- Task directions
Pictures stay out of the copy. Repeat exactly the lines from the first entry below through the line that contains "const batteryTicks = [0, 200, 400, 600, 800];", and nothing beyond.

######

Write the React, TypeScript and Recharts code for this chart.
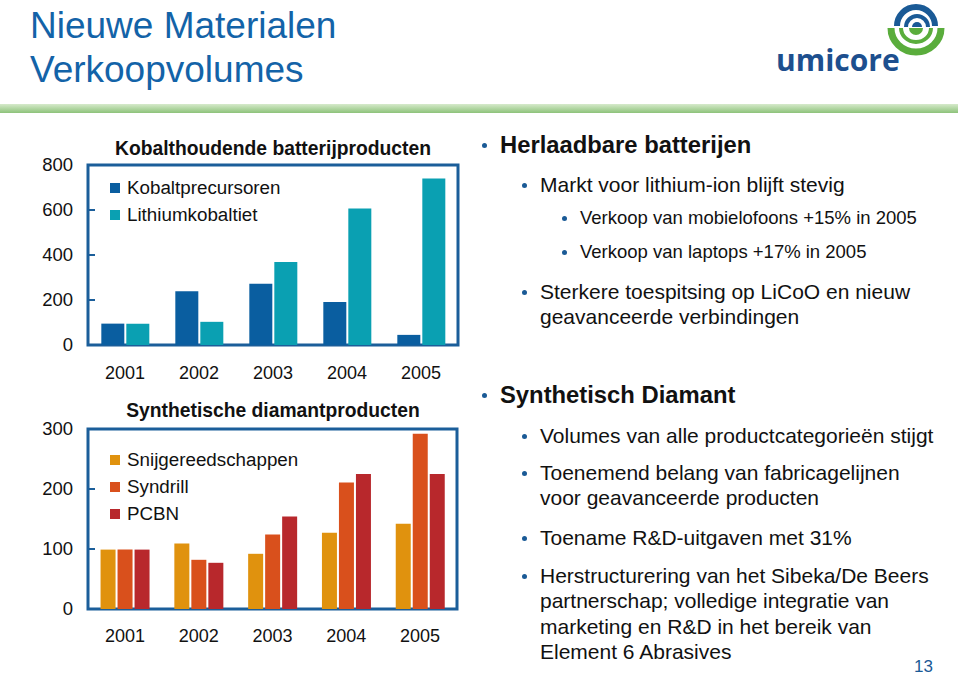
import { BarChart, Bar, XAxis, YAxis, Legend, ReferenceArea } from "recharts";

const years = ["2001", "2002", "2003", "2004", "2005"];

// Kobalthoudende batterijproducten
const kobaltprecursoren = [95, 239, 272, 191, 45];
const lithiumkobaltiet = [95, 103, 369, 607, 740];
const batteryTicks = [0, 200, 400, 600, 800];

// Synthetische diamantproducten
const snijgereedschappen = [99, 109, 92, 127, 142];
const syndrill = [99, 82, 124, 211, 292];
const pcbn = [99, 77, 154, 225, 225];
const diamondTicks = [0, 100, 200, 300];

const FRAME = "#1b5e9a";
const FONT = "'Liberation Sans', Arial, sans-serif";

const batteryData = years.map((year, i) => ({
  year,
  kobalt: kobaltprecursoren[i],
  lithium: lithiumkobaltiet[i],
}));

const diamondData = years.map((year, i) => ({
  year,
  snij: snijgereedschappen[i],
  syndrill: syndrill[i],
  pcbn: pcbn[i],
}));

const YTick = ({ x, y, payload }: any) => (
  <g>
    <text x={x} y={y} dy={6} textAnchor="end" fontSize={18.5} fill="#111" fontFamily={FONT}>
      {payload.value}
    </text>
    <line x1={x + 15} x2={x + 22} y1={y} y2={y} stroke={FRAME} strokeWidth={2} />
  </g>
);

// keep the legend in series order (recharts sorts it by name otherwise)
const LegendBox = ({ payload }: any) => {
  const items = [...payload].sort((a: any, b: any) => (a.payload?.order ?? 0) - (b.payload?.order ?? 0));
  return (
    <div style={{ fontFamily: FONT }}>
      {items.map((p: any) => (
        <div key={p.value} style={{ display: "flex", alignItems: "center", height: 27, whiteSpace: "nowrap" }}>
          <div style={{ width: 10, height: 10, background: p.color, marginRight: 7 }} />
          <span style={{ fontSize: 18.8, color: "#111" }}>{p.value}</span>
        </div>
      ))}
    </div>
  );
};

function ChartTitle({ text, top }: { text: string; top: number }) {
  return (
    <div
      style={{
        position: "absolute",
        left: 73,
        width: 400,
        top,
        textAlign: "center",
        fontFamily: FONT,
        fontWeight: "bold",
        fontSize: 19.3,
        color: "#111",
        whiteSpace: "nowrap",
      }}
    >
      {text}
    </div>
  );
}

function Bullet({ level, top, children }: { level: 1 | 2 | 3; top: number; children: any }) {
  const left = level === 1 ? 481 : level === 2 ? 521 : 561;
  const size = level === 1 ? 23.8 : level === 2 ? 21 : 18.5;
  const lh = level === 3 ? 22 : 25.3;
  return (
    <div
      style={{
        position: "absolute",
        left,
        top,
        fontFamily: FONT,
        fontSize: size,
        lineHeight: `${lh}px`,
        fontWeight: level === 1 ? "bold" : "normal",
        color: "#111",
        whiteSpace: "nowrap",
        paddingLeft: 19,
      }}
    >
      <div
        style={{
          position: "absolute",
          left: 1,
          top: lh / 2 - 2,
          width: 5,
          height: 5,
          borderRadius: "50%",
          background: "#1a5a96",
        }}
      />
      {children}
    </div>
  );
}

function Logo() {
  return (
    <div style={{ position: "absolute", left: 772, top: 0, width: 180, height: 80 }}>
      <svg width={180} height={80}>
        <g transform="translate(144,26)">
          <path d="M -19 0 A 19 19 0 0 1 19 0" fill="none" stroke="#1a5a96" strokeWidth={6} />
          <path d="M -10 1 A 11 11 0 0 1 12 1" fill="none" stroke="#1a5a96" strokeWidth={4} />
          <path d="M -4 1 A 5 5 0 0 1 6 1 Z" fill="#1a5a96" />
          <path d="M -25 2 A 25 24 0 0 0 25 2" fill="none" stroke="#5aad3c" strokeWidth={7} />
          <path d="M -15 2 A 15 14 0 0 0 15 2" fill="none" stroke="#5aad3c" strokeWidth={4} />
          <path d="M -7 2 A 7 7 0 0 0 7 2 Z" fill="#5aad3c" />
        </g>
        <text x={4} y={71} fontFamily="'Open Sans', sans-serif" fontWeight="bold" fontSize={30} fill="#1d4f8e">
          umicore
        </text>
      </svg>
    </div>
  );
}

export default function App() {
  return (
    <div style={{ position: "absolute", left: 0, top: 0, width: 960, height: 679, background: "#fff", overflow: "hidden" }}>
      <div
        style={{
          position: "absolute",
          left: 30,
          top: 4,
          fontFamily: FONT,
          fontSize: 37,
          lineHeight: "44px",
          color: "#1363a8",
          whiteSpace: "nowrap",
        }}
      >
        Nieuwe Materialen
        <br />
        Verkoopvolumes
      </div>
      <div
        style={{
          position: "absolute",
          left: 0,
          top: 104,
          width: 958,
          height: 9,
          background: "linear-gradient(to bottom, #d6eacb, #8dc27a)",
        }}
      />
      <Logo />

      <ChartTitle text="Kobalthoudende batterijproducten" top={138} />
      <div style={{ position: "absolute", left: 0, top: 140 }}>
        <BarChart width={470} height={255} data={batteryData} margin={{ top: 25, right: 12, left: 0, bottom: 0 }} barCategoryGap="18%" barGap={2}>
          <XAxis dataKey="year" axisLine={false} tickLine={false} tickSize={0} tickMargin={21} height={50}
            tick={{ fill: "#111", fontSize: 18, fontFamily: FONT }} />
          <YAxis domain={[0, 800]} ticks={batteryTicks} width={88} axisLine={false} tickLine={false} tickSize={0} tickMargin={15} tick={<YTick />} />
          <Legend layout="vertical" align="center" verticalAlign="middle" wrapperStyle={{ left: 110, top: 34 }} content={<LegendBox />} />
          <Bar dataKey="kobalt" name="Kobaltprecursoren" fill="#0a5ea0" isAnimationActive={false} />
          <Bar dataKey="lithium" name="Lithiumkobaltiet" fill="#0aa0b2" isAnimationActive={false} />
          <ReferenceArea y1={0} y2={800} fill="none" stroke={FRAME} strokeWidth={3} ifOverflow="visible" />
        </BarChart>
      </div>

      <ChartTitle text="Synthetische diamantproducten" top={400} />
      <div style={{ position: "absolute", left: 0, top: 404 }}>
        <BarChart width={470} height={255} data={diamondData} margin={{ top: 25, right: 13, left: 0, bottom: 0 }} barCategoryGap="17%" barGap={2}>
          <XAxis dataKey="year" axisLine={false} tickLine={false} tickSize={0} tickMargin={20} height={50}
            tick={{ fill: "#111", fontSize: 18, fontFamily: FONT }} />
          <YAxis domain={[0, 300]} ticks={diamondTicks} width={88} axisLine={false} tickLine={false} tickSize={0} tickMargin={15} tick={<YTick />} />
          <Legend layout="vertical" align="center" verticalAlign="middle" wrapperStyle={{ left: 110, top: 42 }} content={<LegendBox />} />
          <Bar dataKey="snij" name="Snijgereedschappen" fill="#e0920e" isAnimationActive={false} order={0} />
          <Bar dataKey="syndrill" name="Syndrill" fill="#d9501c" isAnimationActive={false} order={1} />
          <Bar dataKey="pcbn" name="PCBN" fill="#b8282c" isAnimationActive={false} order={2} />
          <ReferenceArea y1={0} y2={300} fill="none" stroke={FRAME} strokeWidth={3} ifOverflow="visible" />
        </BarChart>
      </div>

      <Bullet level={1} top={132}>Herlaadbare batterijen</Bullet>
      <Bullet level={2} top={172}>Markt voor lithium-ion blijft stevig</Bullet>
      <Bullet level={3} top={207}>Verkoop van mobielofoons +15% in 2005</Bullet>
      <Bullet level={3} top={241}>Verkoop van laptops +17% in 2005</Bullet>
      <Bullet level={2} top={279}>
        Sterkere toespitsing op LiCoO en nieuw
        <br />
        geavanceerde verbindingen
      </Bullet>

      <Bullet level={1} top={382}>Synthetisch Diamant</Bullet>
      <Bullet level={2} top={423}>Volumes van alle productcategorieën stijgt</Bullet>
      <Bullet level={2} top={460}>
        Toenemend belang van fabricagelijnen
        <br />
        voor geavanceerde producten
      </Bullet>
      <Bullet level={2} top={525}>Toename R&amp;D-uitgaven met 31%</Bullet>
      <Bullet level={2} top={563}>
        Herstructurering van het Sibeka/De Beers
        <br />
        partnerschap; volledige integratie van
        <br />
        marketing en R&amp;D in het bereik van
        <br />
        Element 6 Abrasives
      </Bullet>

      <div style={{ position: "absolute", left: 914, top: 657, fontFamily: FONT, fontSize: 17, color: "#1a5a96" }}>13</div>
    </div>
  );
}
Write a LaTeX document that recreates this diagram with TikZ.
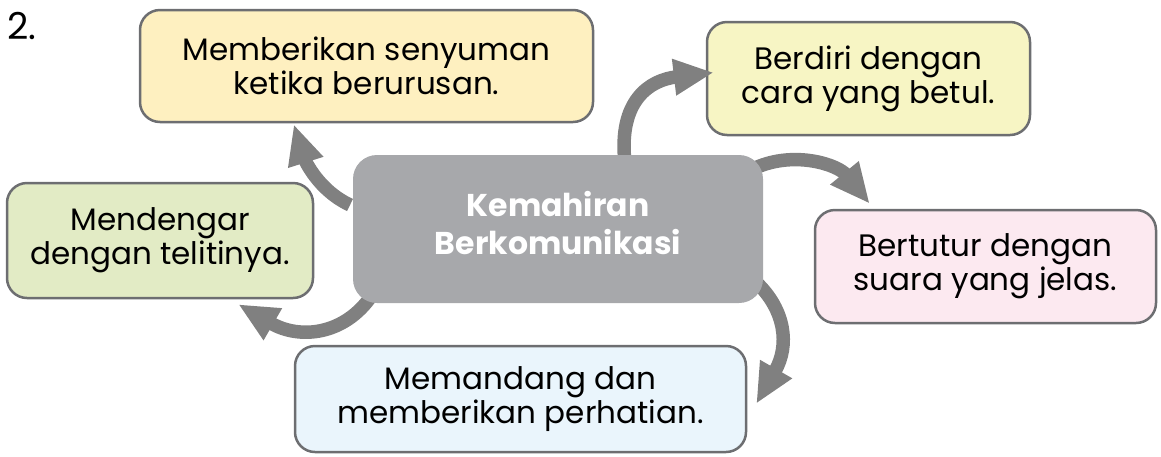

######

- Answer to this exercise
Write the React, TypeScript and Recharts code for this chart.
import { BarChart, Bar, XAxis, YAxis, Legend, ReferenceArea } from "recharts";

const years = ["2001", "2002", "2003", "2004", "2005"];

// Kobalthoudende batterijproducten
const kobaltprecursoren = [95, 239, 272, 191, 45];
const lithiumkobaltiet = [95, 103, 369, 607, 740];
const batteryTicks = [0, 200, 400, 600, 800];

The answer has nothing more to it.